Prompt:
Write the lines out exactly as they stand, from the one containing "Recreate this image" through the one containing "const broadbandLevels = [47.8, 60.7];", and only those. Omit pictures.

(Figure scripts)
○ ○ ○ ○ ○ ○ ○
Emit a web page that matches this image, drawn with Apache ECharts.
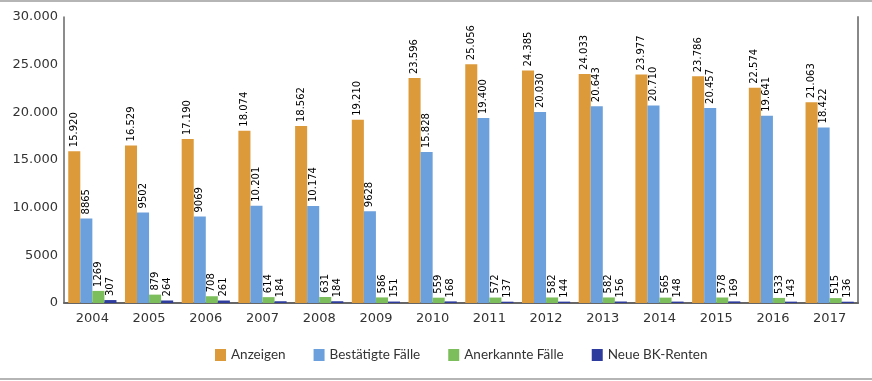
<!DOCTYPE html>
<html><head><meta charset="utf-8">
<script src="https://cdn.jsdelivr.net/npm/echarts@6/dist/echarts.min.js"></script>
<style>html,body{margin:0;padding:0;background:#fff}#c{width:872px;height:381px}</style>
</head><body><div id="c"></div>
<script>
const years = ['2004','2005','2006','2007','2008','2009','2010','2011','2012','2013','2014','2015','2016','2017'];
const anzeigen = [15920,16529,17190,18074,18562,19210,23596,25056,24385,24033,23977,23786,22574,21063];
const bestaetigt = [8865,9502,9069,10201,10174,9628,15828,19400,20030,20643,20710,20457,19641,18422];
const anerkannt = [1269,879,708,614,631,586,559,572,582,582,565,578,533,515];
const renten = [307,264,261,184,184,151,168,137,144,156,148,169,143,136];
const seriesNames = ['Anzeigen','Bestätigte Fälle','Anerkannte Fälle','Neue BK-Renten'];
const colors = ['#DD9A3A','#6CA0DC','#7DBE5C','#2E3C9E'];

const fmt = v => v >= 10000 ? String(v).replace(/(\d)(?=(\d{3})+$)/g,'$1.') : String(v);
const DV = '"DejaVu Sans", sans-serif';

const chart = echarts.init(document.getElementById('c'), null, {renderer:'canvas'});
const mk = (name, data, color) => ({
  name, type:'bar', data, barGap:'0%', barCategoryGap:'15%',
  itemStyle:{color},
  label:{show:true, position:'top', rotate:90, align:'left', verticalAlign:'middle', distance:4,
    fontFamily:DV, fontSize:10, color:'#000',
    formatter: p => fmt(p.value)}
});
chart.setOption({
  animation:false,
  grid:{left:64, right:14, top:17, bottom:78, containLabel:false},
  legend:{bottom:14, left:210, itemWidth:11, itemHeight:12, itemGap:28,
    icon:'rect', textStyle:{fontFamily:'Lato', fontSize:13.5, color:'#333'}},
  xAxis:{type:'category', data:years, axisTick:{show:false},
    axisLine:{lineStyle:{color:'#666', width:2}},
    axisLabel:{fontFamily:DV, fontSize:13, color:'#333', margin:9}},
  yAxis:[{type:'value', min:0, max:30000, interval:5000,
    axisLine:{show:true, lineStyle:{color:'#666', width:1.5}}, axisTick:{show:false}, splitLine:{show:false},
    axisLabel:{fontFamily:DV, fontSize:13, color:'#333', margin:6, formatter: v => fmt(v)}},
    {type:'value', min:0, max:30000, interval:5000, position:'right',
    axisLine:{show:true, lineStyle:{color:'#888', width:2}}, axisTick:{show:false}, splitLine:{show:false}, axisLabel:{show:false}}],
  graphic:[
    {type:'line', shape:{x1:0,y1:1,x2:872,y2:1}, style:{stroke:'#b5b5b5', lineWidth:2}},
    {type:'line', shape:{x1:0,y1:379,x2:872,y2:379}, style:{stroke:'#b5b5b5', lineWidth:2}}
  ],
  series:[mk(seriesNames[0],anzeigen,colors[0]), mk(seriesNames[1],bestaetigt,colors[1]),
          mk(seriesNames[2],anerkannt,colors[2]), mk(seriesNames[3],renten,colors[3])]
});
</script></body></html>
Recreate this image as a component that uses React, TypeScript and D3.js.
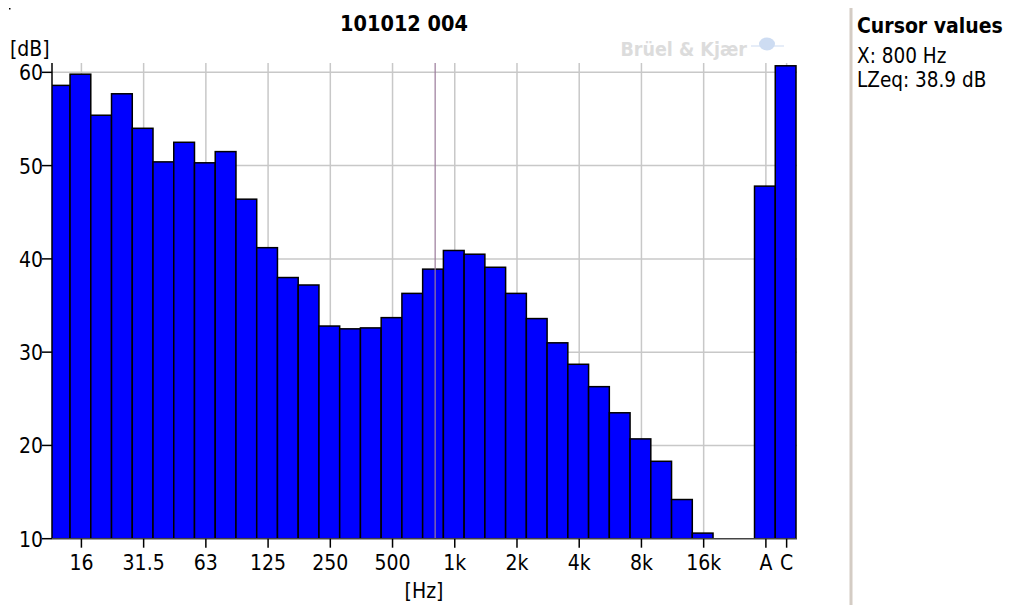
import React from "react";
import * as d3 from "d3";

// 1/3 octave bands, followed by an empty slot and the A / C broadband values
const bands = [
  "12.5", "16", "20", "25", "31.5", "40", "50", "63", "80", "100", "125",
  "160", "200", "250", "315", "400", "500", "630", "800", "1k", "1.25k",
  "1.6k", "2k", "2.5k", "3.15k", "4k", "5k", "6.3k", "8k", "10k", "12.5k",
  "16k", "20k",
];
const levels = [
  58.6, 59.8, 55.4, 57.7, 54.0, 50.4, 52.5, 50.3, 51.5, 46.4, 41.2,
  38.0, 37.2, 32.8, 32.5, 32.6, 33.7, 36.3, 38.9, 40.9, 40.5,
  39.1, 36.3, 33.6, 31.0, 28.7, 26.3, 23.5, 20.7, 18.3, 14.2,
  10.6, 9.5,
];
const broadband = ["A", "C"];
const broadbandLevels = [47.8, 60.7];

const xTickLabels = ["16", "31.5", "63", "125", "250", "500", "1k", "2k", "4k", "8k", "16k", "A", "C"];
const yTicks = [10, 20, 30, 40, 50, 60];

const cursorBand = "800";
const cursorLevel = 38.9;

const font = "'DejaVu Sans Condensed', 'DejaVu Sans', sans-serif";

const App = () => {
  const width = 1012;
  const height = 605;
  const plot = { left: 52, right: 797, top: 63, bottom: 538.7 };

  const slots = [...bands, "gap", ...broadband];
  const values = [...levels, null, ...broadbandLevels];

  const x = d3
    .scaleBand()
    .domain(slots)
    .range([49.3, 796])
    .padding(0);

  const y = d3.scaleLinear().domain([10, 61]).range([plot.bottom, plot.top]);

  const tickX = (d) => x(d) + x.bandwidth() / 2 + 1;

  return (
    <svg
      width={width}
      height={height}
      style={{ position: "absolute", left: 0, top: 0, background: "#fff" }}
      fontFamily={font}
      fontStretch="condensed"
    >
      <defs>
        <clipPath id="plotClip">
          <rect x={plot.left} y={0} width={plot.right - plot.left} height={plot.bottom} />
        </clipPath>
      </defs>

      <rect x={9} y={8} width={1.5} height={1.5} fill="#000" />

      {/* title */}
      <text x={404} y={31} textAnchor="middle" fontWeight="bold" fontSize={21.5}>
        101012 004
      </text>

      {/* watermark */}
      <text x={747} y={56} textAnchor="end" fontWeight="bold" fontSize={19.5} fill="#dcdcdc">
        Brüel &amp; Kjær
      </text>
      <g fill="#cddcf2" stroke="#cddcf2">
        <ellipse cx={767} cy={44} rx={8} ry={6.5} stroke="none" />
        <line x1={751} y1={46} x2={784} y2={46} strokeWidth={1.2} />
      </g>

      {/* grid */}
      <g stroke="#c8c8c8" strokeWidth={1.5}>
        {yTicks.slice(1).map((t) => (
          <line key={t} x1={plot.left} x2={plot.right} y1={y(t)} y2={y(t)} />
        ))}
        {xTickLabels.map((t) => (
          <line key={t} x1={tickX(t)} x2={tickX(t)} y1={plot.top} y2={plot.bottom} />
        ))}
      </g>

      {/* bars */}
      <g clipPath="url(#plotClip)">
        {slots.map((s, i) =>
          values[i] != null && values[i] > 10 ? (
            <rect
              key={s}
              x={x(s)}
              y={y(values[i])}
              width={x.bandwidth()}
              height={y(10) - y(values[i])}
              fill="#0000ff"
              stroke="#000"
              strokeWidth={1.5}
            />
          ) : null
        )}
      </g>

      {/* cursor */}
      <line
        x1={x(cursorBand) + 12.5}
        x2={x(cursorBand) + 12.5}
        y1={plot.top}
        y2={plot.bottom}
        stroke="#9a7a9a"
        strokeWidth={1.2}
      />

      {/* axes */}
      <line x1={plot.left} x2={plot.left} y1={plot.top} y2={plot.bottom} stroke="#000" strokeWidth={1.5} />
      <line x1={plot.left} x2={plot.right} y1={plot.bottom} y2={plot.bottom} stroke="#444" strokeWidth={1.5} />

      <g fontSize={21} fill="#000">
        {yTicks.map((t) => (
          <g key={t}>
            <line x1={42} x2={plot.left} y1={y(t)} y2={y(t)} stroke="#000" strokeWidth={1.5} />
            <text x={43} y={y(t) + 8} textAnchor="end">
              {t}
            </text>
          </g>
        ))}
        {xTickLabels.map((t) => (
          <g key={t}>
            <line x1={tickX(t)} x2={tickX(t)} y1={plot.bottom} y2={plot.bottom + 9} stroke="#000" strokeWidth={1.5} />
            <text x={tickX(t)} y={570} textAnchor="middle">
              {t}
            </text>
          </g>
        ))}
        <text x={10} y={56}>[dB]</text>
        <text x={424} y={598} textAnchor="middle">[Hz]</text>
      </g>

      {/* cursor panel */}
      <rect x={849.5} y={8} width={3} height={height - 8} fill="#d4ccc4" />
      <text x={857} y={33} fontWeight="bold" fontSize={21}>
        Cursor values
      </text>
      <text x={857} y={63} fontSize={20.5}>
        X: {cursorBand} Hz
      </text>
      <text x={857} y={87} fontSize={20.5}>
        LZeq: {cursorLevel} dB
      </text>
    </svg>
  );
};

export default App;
○ ○ ○ ○ ○ ○ ○
Answer to the problem:
Recreate this image as a component that uses React, TypeScript and D3.js.
import React from "react";
import * as d3 from "d3";

// 1/3 octave bands, followed by an empty slot and the A / C broadband values
const bands = [
  "12.5", "16", "20", "25", "31.5", "40", "50", "63", "80", "100", "125",
  "160", "200", "250", "315", "400", "500", "630", "800", "1k", "1.25k",
  "1.6k", "2k", "2.5k", "3.15k", "4k", "5k", "6.3k", "8k", "10k", "12.5k",
  "16k", "20k",
];
const levels = [
  58.6, 59.8, 55.4, 57.7, 54.0, 50.4, 52.5, 50.3, 51.5, 46.4, 41.2,
  38.0, 37.2, 32.8, 32.5, 32.6, 33.7, 36.3, 38.9, 40.9, 40.5,
  39.1, 36.3, 33.6, 31.0, 28.7, 26.3, 23.5, 20.7, 18.3, 14.2,
  10.6, 9.5,
];
const broadband = ["A", "C"];
const broadbandLevels = [47.8, 60.7];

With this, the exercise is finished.